(PROVIDED MATERIAL)
>> Start
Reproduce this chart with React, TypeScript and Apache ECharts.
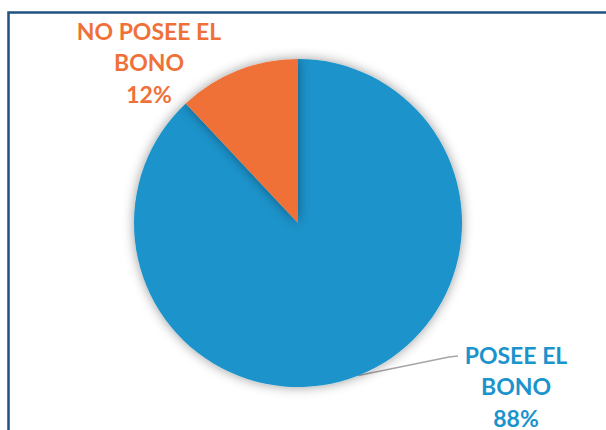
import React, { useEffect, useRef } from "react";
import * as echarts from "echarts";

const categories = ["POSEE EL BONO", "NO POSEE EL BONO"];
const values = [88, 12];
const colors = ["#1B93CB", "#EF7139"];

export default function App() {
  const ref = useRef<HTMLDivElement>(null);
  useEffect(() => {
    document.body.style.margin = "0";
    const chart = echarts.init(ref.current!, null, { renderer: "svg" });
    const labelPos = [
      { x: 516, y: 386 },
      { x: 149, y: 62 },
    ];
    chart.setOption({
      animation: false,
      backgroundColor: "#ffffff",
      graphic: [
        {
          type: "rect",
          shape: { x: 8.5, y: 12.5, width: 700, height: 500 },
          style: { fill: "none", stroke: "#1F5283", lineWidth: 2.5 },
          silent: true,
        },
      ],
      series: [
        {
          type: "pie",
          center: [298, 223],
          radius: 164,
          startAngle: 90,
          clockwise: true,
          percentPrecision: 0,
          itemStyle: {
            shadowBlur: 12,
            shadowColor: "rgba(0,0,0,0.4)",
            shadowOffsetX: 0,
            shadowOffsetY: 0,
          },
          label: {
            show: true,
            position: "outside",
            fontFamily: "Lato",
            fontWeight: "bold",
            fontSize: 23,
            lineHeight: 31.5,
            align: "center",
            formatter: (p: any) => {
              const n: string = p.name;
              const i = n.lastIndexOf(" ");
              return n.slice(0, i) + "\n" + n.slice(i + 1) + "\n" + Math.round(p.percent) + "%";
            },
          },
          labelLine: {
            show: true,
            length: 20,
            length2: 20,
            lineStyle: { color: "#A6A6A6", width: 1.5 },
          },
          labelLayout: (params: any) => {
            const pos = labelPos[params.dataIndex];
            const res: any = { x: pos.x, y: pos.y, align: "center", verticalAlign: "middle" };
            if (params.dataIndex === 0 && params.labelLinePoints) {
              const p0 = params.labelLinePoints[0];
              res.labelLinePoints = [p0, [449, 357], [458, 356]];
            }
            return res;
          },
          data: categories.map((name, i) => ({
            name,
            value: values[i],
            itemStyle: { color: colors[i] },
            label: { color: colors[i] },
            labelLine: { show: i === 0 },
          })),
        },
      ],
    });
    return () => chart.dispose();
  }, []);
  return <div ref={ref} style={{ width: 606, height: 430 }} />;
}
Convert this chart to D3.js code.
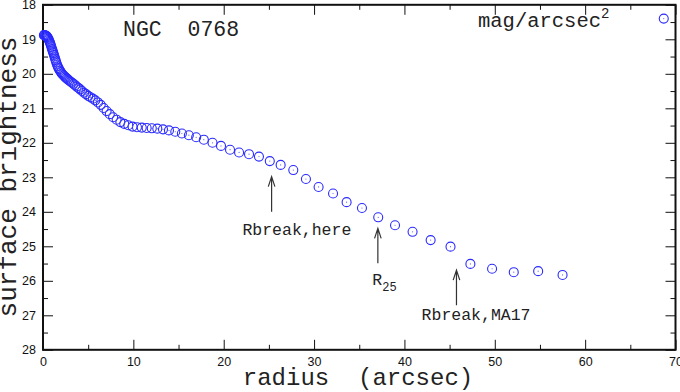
>> End
(STATED PROBLEM) Without the pictures, print the records in full, exactly as they appear.

(SOLUTION FOR THIS TASK)
Reproduce this chart with React, TypeScript and Apache ECharts.
import React, { useEffect, useRef } from "react";
import * as echarts from "echarts";

const categories = ["POSEE EL BONO", "NO POSEE EL BONO"];
const values = [88, 12];
const colors = ["#1B93CB", "#EF7139"];

export default function App() {
  const ref = useRef<HTMLDivElement>(null);
  useEffect(() => {
    document.body.style.margin = "0";
    const chart = echarts.init(ref.current!, null, { renderer: "svg" });
    const labelPos = [
      { x: 516, y: 386 },
      { x: 149, y: 62 },
    ];
    chart.setOption({
      animation: false,
      backgroundColor: "#ffffff",
      graphic: [
        {
          type: "rect",
          shape: { x: 8.5, y: 12.5, width: 700, height: 500 },
          style: { fill: "none", stroke: "#1F5283", lineWidth: 2.5 },
          silent: true,
        },
      ],
      series: [
        {
          type: "pie",
          center: [298, 223],
          radius: 164,
          startAngle: 90,
          clockwise: true,
          percentPrecision: 0,
          itemStyle: {
            shadowBlur: 12,
            shadowColor: "rgba(0,0,0,0.4)",
            shadowOffsetX: 0,
            shadowOffsetY: 0,
          },
          label: {
            show: true,
            position: "outside",
            fontFamily: "Lato",
            fontWeight: "bold",
            fontSize: 23,
            lineHeight: 31.5,
            align: "center",
            formatter: (p: any) => {
              const n: string = p.name;
              const i = n.lastIndexOf(" ");
              return n.slice(0, i) + "\n" + n.slice(i + 1) + "\n" + Math.round(p.percent) + "%";
            },
          },
          labelLine: {
            show: true,
            length: 20,
            length2: 20,
            lineStyle: { color: "#A6A6A6", width: 1.5 },
          },
          labelLayout: (params: any) => {
            const pos = labelPos[params.dataIndex];
            const res: any = { x: pos.x, y: pos.y, align: "center", verticalAlign: "middle" };
            if (params.dataIndex === 0 && params.labelLinePoints) {
              const p0 = params.labelLinePoints[0];
              res.labelLinePoints = [p0, [449, 357], [458, 356]];
            }
            return res;
          },
          data: categories.map((name, i) => ({
            name,
            value: values[i],
            itemStyle: { color: colors[i] },
            label: { color: colors[i] },
            labelLine: { show: i === 0 },
          })),
        },
      ],
    });
    return () => chart.dispose();
  }, []);
  return <div ref={ref} style={{ width: 606, height: 430 }} />;
}
Convert this chart to D3.js code.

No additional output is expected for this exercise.